Making monthly contributions helps you get into a good habit, so you can look beyond daily fluctuations towards your long-term goals.
This calculation assumes that you stay invested throughout that period. There is still a risk you could lose money if you were to invest for only a limited time during that same period.
Have you considered a Lifetime ISA?
If you’re eligible and putting money aside for your first home or your retirement, then a Lifetime ISA (LISA) might be right for you. UK residents aged between 18 and 39 can open one and deposit up to £4,000 per year until the day before their 50th birthday.
For every pound you contribute, the government will add 25% – in other words, a maximum bonus of £1,000 every tax year until you’re 50. However, if you withdraw the money before you’re 60, and it’s not for the purchase of a first home valued up to £450,000, or a terminal illness, you’ll pay a 25% government penalty. This means you may get back less than you put in.
If you invest in a stocks and shares LISA with Nutmeg, we’ll invest that extra 25% on your contributions as they come in. Investing the bonus right away means your overall pot has more time in the markets and has a better chance of benefiting from compounding over time.
How about investing for a child with a Junior ISA?
If there are children in your family, how about getting in early on a stocks and shares Junior ISA (JISA) which has a £9,000 annual allowance?
A JISA needs to be set up by a parent or guardian for children under the age of 18, but parents, guardians, friends, or family, such as grandparents, can contribute to the account. The money contributed to a Junior ISA is gifted to the child, meaning only the child can access the money – and only after they turn 18.
At Nutmeg, you can only open a Junior ISA for a child who is under 16, and it could make sense to be even more of an early bird and open the account as soon as the child is born. The full 18 years means they may benefit from compounding, and given the long-term timeframe, the parent may wish to invest at a higher risk level.
With no income, capital gains or dividend tax paid on growth or returns, the money you invest has the potential to increase in value, particularly over a long-term period of at least three years. Why not help set up your child’s future by adding the 6th April to the diary to start investing straight away in a new tax year?
Be an early bird
Remember, whichever type of ISA works for you, the sooner you start, the sooner you’ll be on the way to reaching your financial goals.
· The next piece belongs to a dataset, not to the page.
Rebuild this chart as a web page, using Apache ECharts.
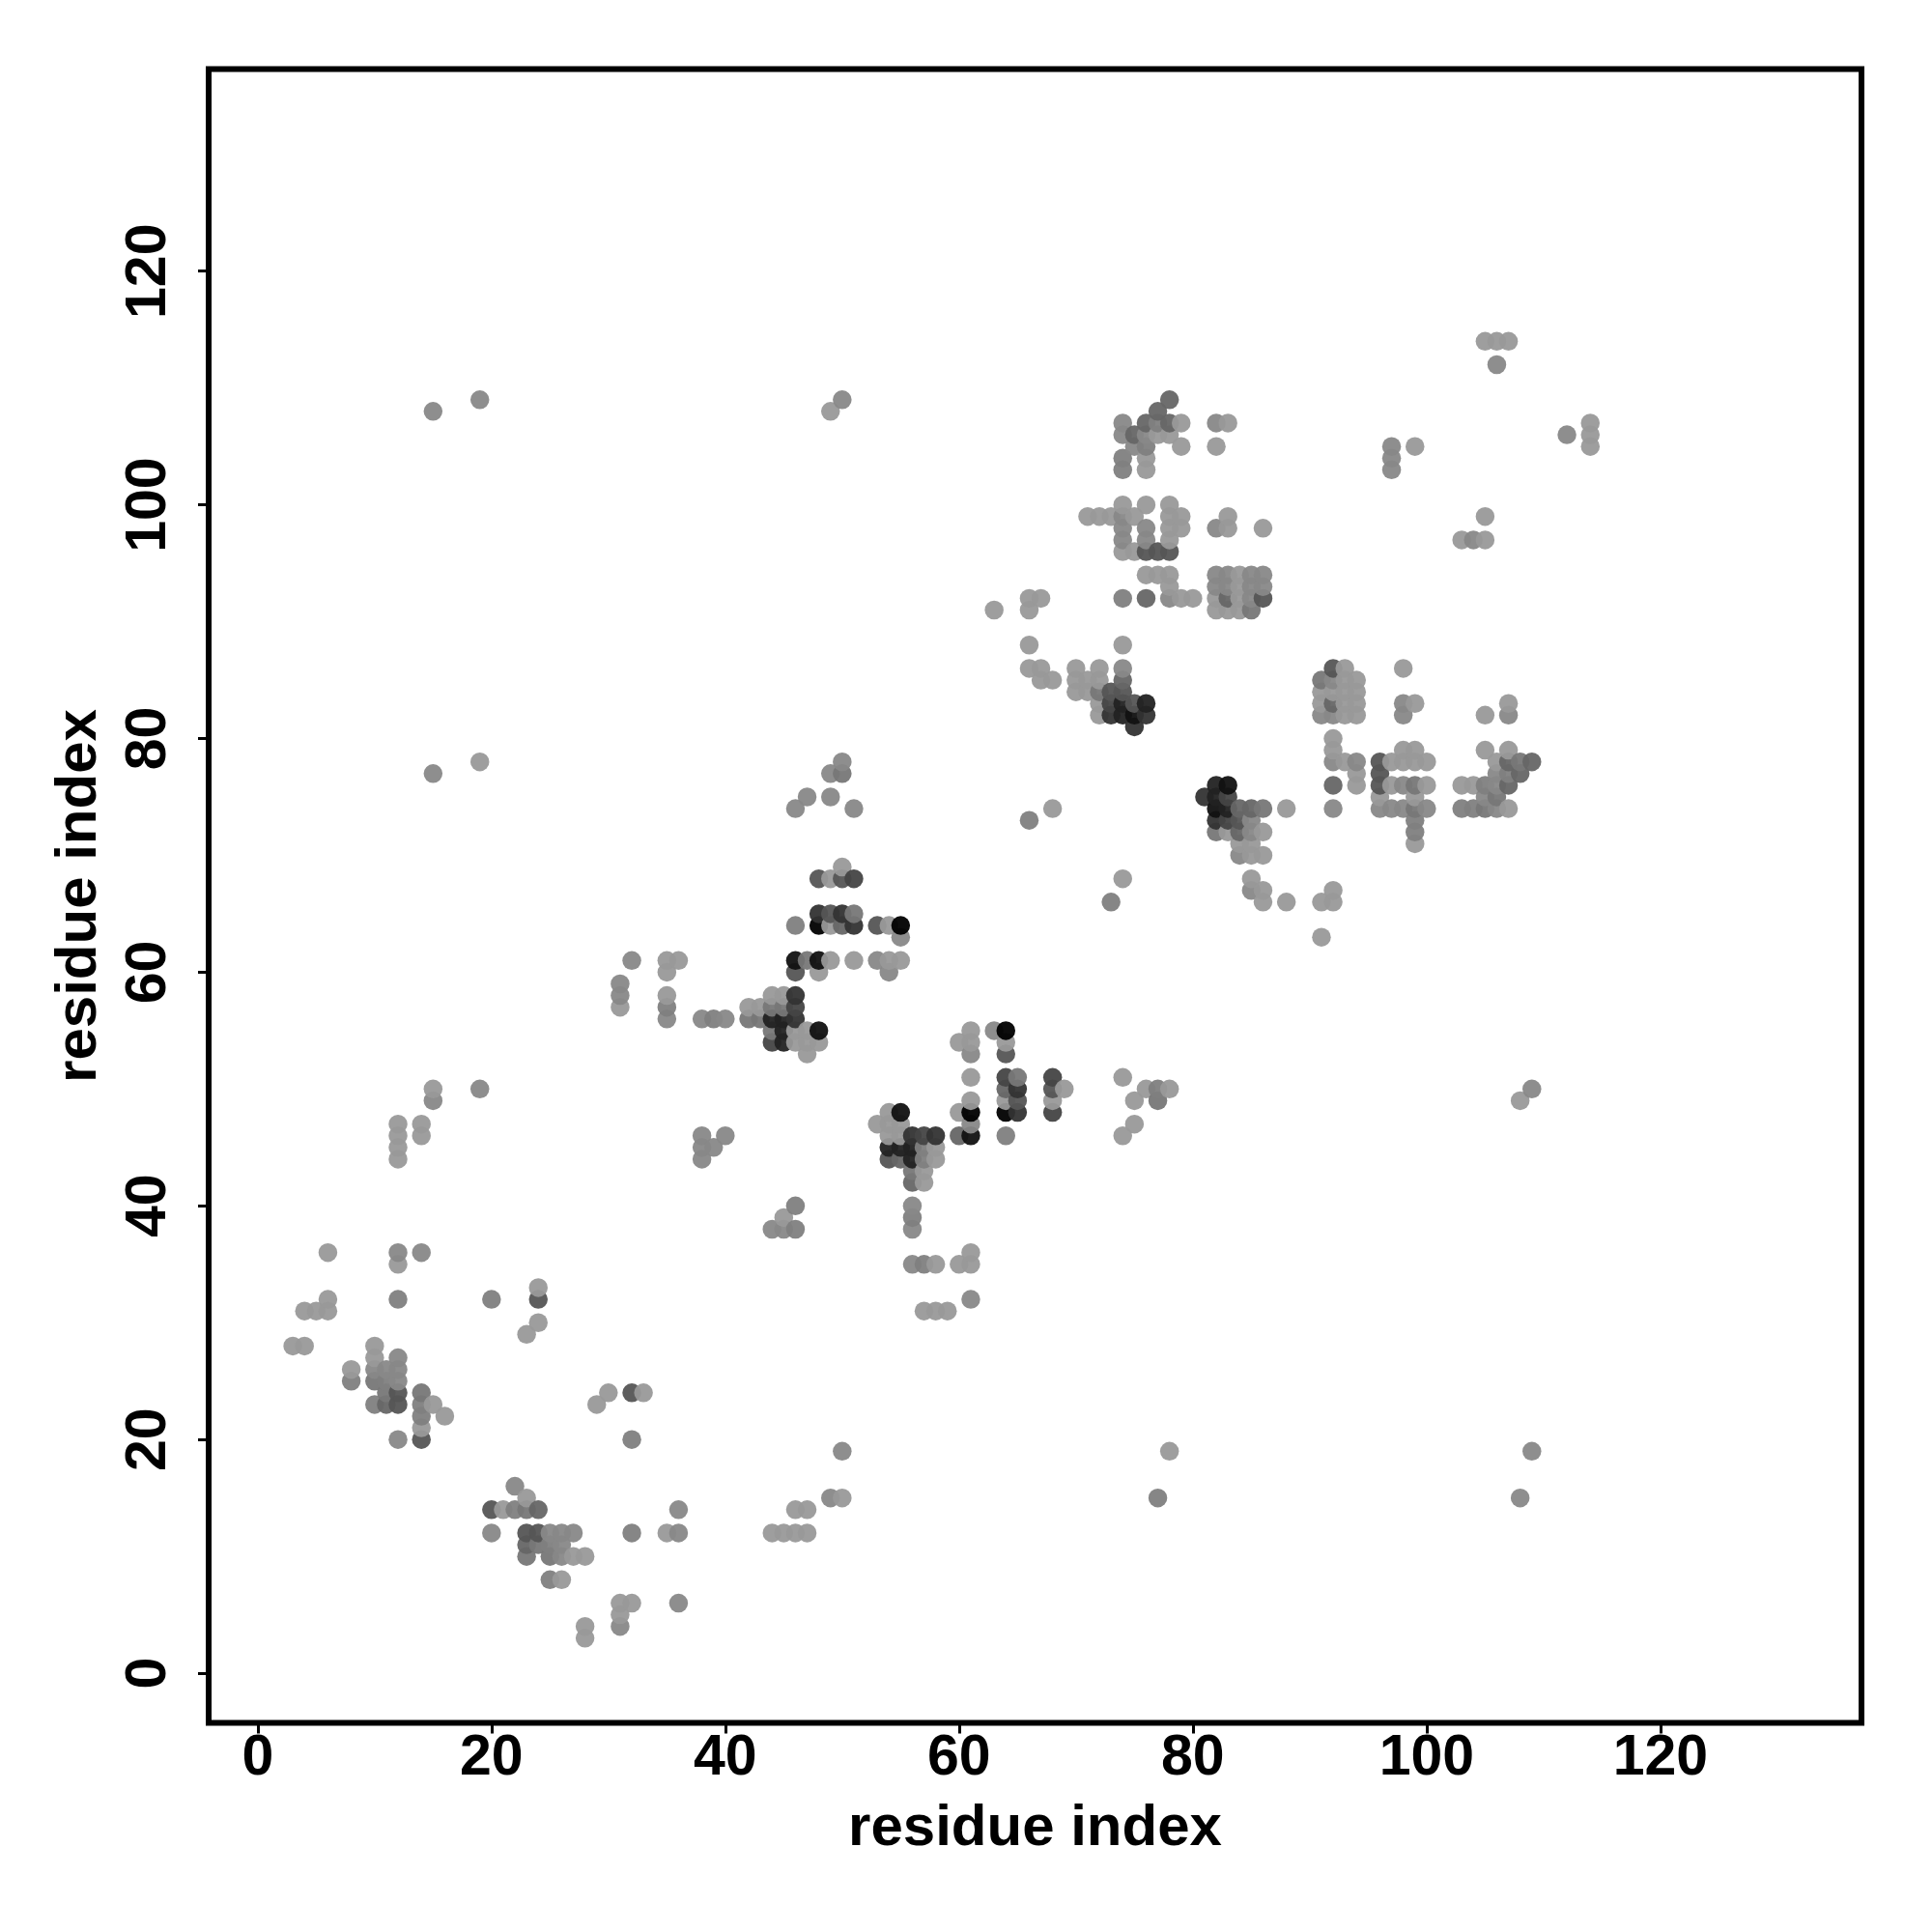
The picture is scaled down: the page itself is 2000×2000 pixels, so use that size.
<!DOCTYPE html>
<html><head><meta charset="utf-8">
<style>html,body{margin:0;padding:0;background:#fff}#c{width:2000px;height:2000px}</style>
<script src="https://cdn.jsdelivr.net/npm/echarts@6/dist/echarts.min.js"></script>
</head><body><div id="c"></div>
<script>
const tickValues=[0,20,40,60,80,100,120];
const axisTitle='residue index';
const shade153=[[6,36],[12,35],[6,32],[4,31],[5,31],[6,31],[24,33],[24,30],[23,29],[3,28],[4,28],[10,28],[10,27],[8,26],[14,21],[15,23],[16,22],[29,23],[30,24],[33,24],[23,15],[21,14],[35,12],[27,10],[28,10],[26,8],[31,6],[32,6],[31,5],[28,4],[28,3],[44,12],[45,12],[46,12],[47,12],[46,14],[47,14],[50,15],[78,19],[45,39],[12,44],[12,45],[12,46],[12,47],[14,46],[14,47],[15,50],[19,78],[49,108],[108,49],
[50,69],[49,68],[49,64],[54,64],[49,61],[51,61],[54,61],[55,61],[35,61],[36,61],[35,60],[48,60],[31,57],[35,58],[44,58],[45,58],[42,57],[43,57],[46,55],[47,55],[46,54],[47,54],[48,54],[47,53],
[61,55],[60,54],[61,54],[64,54],[61,51],[74,51],[69,50],[76,50],[78,50],[61,49],[64,49],[68,49],[75,49],[60,48],[75,47],[53,47],[54,47],[54,48],[55,47],[54,46],[55,46],[74,46],[58,45],[58,44],[57,43],[57,42],[61,36],[58,35],[60,35],[61,35],[57,31],[58,31],[59,31],
[74,88],[70,86],[72,86],[68,85],[67,85],[70,85],[71,85],[72,85],[70,84],[71,84],[72,83],[88,74],[68,74],[83,72],[86,72],[84,71],[85,71],[85,70],[86,70],[74,68],[85,68],[86,67],[86,66],[88,66],[91,66],[92,66],[92,67],[91,63],[63,91],[66,91],[66,92],[67,92],[66,88],[66,86],[67,86],
[79,107],[83,107],[77,106],[78,106],[79,105],[82,105],[76,104],[76,103],[74,100],[76,100],[78,100],[71,99],[72,99],[73,99],[75,99],[78,99],[79,99],[83,99],[78,98],[79,98],[83,98],[86,98],[78,97],[74,96],[75,96],[79,92],[80,92],[82,92],[84,92],[84,93],[84,94],[78,94],[77,94],[76,94],[78,93],[82,91],[83,91],[84,91],
[93,86],[98,86],[93,85],[94,85],[93,84],[94,84],[91,84],[92,84],[91,83],[93,83],[94,83],[99,83],[93,82],[94,82],[105,82],[92,80],[92,79],[98,79],[99,79],[105,79],[107,79],[93,78],[97,78],[98,78],[99,78],[100,78],[106,78],[94,77],[94,76],[97,76],[100,76],[103,76],[104,76],[96,75],[99,75],[107,74],[99,71],[107,83],[105,114],[106,114],[107,114],[114,107],[114,106],[114,105],[99,105],[105,99],[103,97],[105,97],[72,82]];
const shade136=[[12,36],[14,36],[12,27],[10,26],[11,26],[12,26],[12,25],[12,20],[22,16],[20,12],[25,12],[26,12],[27,12],[36,12],[26,11],[26,10],[31,4],[36,6],[36,14],[49,15],[50,19],[109,19],[108,15],[44,38],[45,38],[15,49],[19,50],[15,77],[15,108],[19,109],[50,109],[109,50],
[38,46],[38,45],[38,44],[39,45],[40,46],[32,61],[31,59],[31,58],[35,56],[38,56],[40,56],[53,61],[54,60],[55,63],[49,77],[50,78],[46,74],[47,75],[49,75],[51,74],
[63,55],[61,53],[61,47],[56,40],[56,35],[56,38],[61,32],
[74,86],[85,67],[85,73],[85,72],[84,70],[74,107],[74,106],[76,106],[75,105],[74,99],[74,98],[76,98],[82,98],[74,97],[76,97],[82,107],[78,92],[85,92],[82,93],[83,93],[85,93],[86,93],[82,94],[83,94],[85,94],[86,94],
[92,85],[92,82],[91,82],[98,83],[98,82],[107,82],[94,78],[92,78],[92,74],[97,74],[98,74],[100,74],[96,74],[106,77],[98,76],[106,76],[105,75],[106,74],[97,105],[104,97],[97,104],[97,103],[106,112],[112,106]];
const shade128=[[12,32],[20,32],[8,25],[11,25],[10,23],[14,23],[14,22],[32,20],[22,14],[32,12],[25,11],[25,8],[77,15],[46,40],[46,38],[35,57],[39,56],[46,64],
[56,39],[57,45],[57,44],[57,35],[64,46],[77,50],[74,104],[74,103],[77,107],[74,92],[105,76],[103,74],[104,74],[107,77],[76,105],[66,73],[73,66],[99,73],[99,72]];
const shade119=[[10,25],[11,24],[14,24],[23,14],[24,11],[23,10],[25,10],[47,61],[51,65],[44,57],[45,57],[42,56],[43,56],[44,55],[56,43],[65,51],[77,49],[72,84],[86,74],[82,72],[85,91],[91,85],[99,76],[99,74],[105,74],[106,75],[108,78],[50,77]];
const shade102=[[24,14],[11,23],[23,11],[50,64],[55,44],[60,46],[64,50],[74,85],[84,74],[85,74],[84,72],[78,109],[77,108],[78,107],[75,106],[76,107],[76,92],[83,92],[92,83],[92,76],[107,78],[109,78],[108,77],[107,76],[56,42]];
const shade85=[[24,32],[32,24],[12,24],[12,23],[14,20],[20,14],[23,12],[24,12],[48,68],[50,68],[49,65],[53,64],[46,60],[64,53],[65,49],[68,50],[54,44],[73,84],[74,84],[75,83],[84,73],[92,86],[96,78],[96,77],[96,76],[76,96],[77,96],[78,96],[86,92]];
const shade68=[[51,68],[46,57],[44,54],[64,51],[68,51],[68,48],[57,46],[73,83],[83,75],[83,73]];
const shade51=[[48,65],[50,65],[51,64],[46,58],[46,56],[65,50],[65,48],[56,46],[58,46],[73,82],[76,82],[75,81],[81,75],[82,73]];
const shade34=[[44,56],[45,56],[45,55],[45,54],[54,45],[55,45],[56,45],[56,44],[74,83],[76,83],[74,82],[82,76],[82,75],[83,74]];
const shade17=[[46,61],[48,61],[48,55],[55,48],[61,46],[83,76],[75,82],[82,74]];
const shade0=[[61,48],[64,48],[55,64],[64,55],[48,64]];

const groups=[[153,shade153],[136,shade136],[128,shade128],[119,shade119],[102,shade102],[85,shade85],[68,shade68],[51,shade51],[34,shade34],[17,shade17],[0,shade0]];
const contacts=[];
groups.forEach(([g,pts])=>pts.forEach(p=>contacts.push([p[0],p[1],g])));
contacts.sort((a,b)=>a[0]-b[0]||a[1]-b[1]);
const chart=echarts.init(document.getElementById('c'),null,{renderer:'canvas'});
const font='"Liberation Sans",Arial,Helvetica,sans-serif';
const ink={color:'#000',fontFamily:font,fontWeight:'bold',fontSize:59};
const titleInk=Object.assign({},ink,{fontSize:60});
chart.setOption({
  animation:false,
  backgroundColor:'#fff',
  grid:{show:true,left:216,right:73,top:71.5,bottom:216.5,borderColor:'#000',borderWidth:6,backgroundColor:'transparent'},
  xAxis:{type:'value',min:-4.2,max:137.2,splitLine:{show:false},axisLine:{show:false,onZero:false},
    axisTick:{customValues:tickValues,length:11,lineStyle:{color:'#000',width:3}},
    axisLabel:Object.assign({customValues:tickValues,margin:8},ink),
    name:axisTitle,nameLocation:'middle',nameGap:80,nameTextStyle:titleInk},
  yAxis:{type:'value',min:-4.25,max:137.3,splitLine:{show:false},axisLine:{show:false,onZero:false},
    axisTick:{customValues:tickValues,length:11,lineStyle:{color:'#000',width:3}},
    axisLabel:Object.assign({customValues:tickValues,rotate:90,margin:32},ink),
    name:axisTitle,nameLocation:'middle',nameRotate:90,nameGap:104,nameTextStyle:titleInk},
  series:[{type:'scatter',data:contacts,symbol:'circle',symbolSize:19.5,silent:true,large:false,
    encode:{x:0,y:1},
    itemStyle:{opacity:0.95,borderWidth:0,color:p=>{const g=p.data[2];return `rgb(${g},${g},${g})`;}}}]
});
</script></body></html>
[*] Nutmeg calculations using data from Macrobond AB. Market indices used are FTSE All Share total return index and BofAML Gilts total return index. Calculations based on each contribution invested 60% in UK equities and 40% in UK government bonds. Returns are market index returns less fees of 1.05% per annum. Monthly calculations are based on an investment on the first day of the new tax year and at the start of the next month thereafter. Data from 05/04/1999 to 29/03/2023
As with all investing, your capital is at risk. The value of your portfolio with Nutmeg can go down as well as up and you may get back less than you invest. Past performance is not a reliable indicator of future performance. Tax treatment depends on your individual circumstances and may be subject to change in the future.